‘You know,” says Bruce Paine, “I’m not very good at this marketing thing.” Classical guitarist/composer Paine says it with a chuckle but he’s not joking. His last concert was by invitation only. His next concert, which happens as this issue of the Listener hits news stands, is a pre-launch for his excellent new album … still we sang, which is launched, concert-less, on May 12, ahead of the post-launch concert on May 26 at Alberton in Auckland.
And although he’s releasing an album, you may struggle to pick one up at the merch table.
“I will have CDs on sale but it’s not the point of the exercise,” Paine says of his launch. “I’m not going to force them on people.” Which is just as well because he’s only pressed 50 copies.
But if Paine is not much of a marketeer, he is one of our best guitarists, and increasingly devotes himself to composing. … still we sang, Paine’s eighth album, is his second collection comprising solely his own works.
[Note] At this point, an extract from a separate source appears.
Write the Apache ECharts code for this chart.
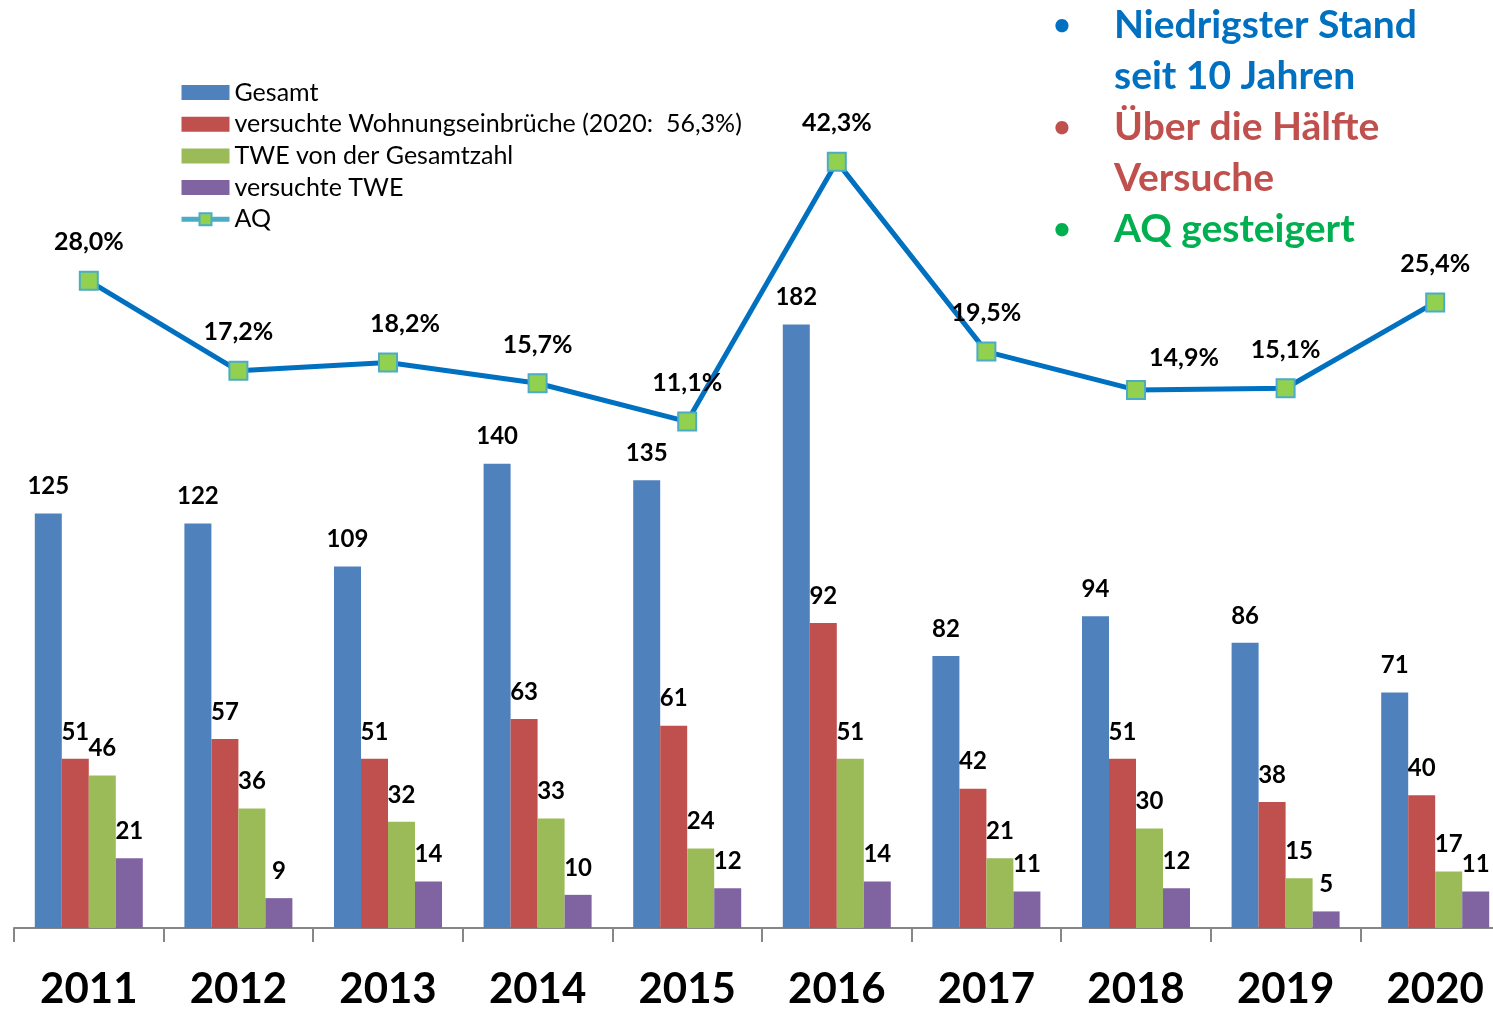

The music is impressionistic; tuneful but deceptively difficult – “it would test some professional guitarists” – and not programmatic so much as narrative. So, while birdsong makes its way into the album (Paine transcribed recordings taken in his garden), you mightn’t know it if the resulting pieces didn’t have names like Avian Antics and Dawn Reflections.
“I like an image in my mind, as a guide to what I’m aiming for,” he says, “but I’m putting these labels on just to help people find some meaning.”
Paine was reticent about writing “bird music”, reasoning that there’s plenty of that about. In the end, though, he wrote a whole suite, When All Was Quiet, Still We Sang, inspired by the way birds pierced the silence during Covid.
There’s a bird on … still we sang’s cover, too. It was painted by Paine’s mother, Frances, a gifted amateur who briefly studied with famed landscapist Ida Eise, and who died between lockdowns. The ability to display Frances’s artwork was one of the reasons Paine bothered to make physical copies of the album.
… still we sang, officially released on Mother’s Day, is dedicated to her, an act of reflection from a musician who generally prefers to fix his sights on the future, rather than the past.
“I don’t play my recordings very often,” Paine says. “How much of that music will I ever play again? It’s better to be moving forward. Whether it’s painting, music, sculpture, artists try to find new ground, not look back.”
Bruce Paine’s … still we sang is released on May 12. He performs at Alberton, Mt Albert, Auckland, 2pm, Sunday, May 26.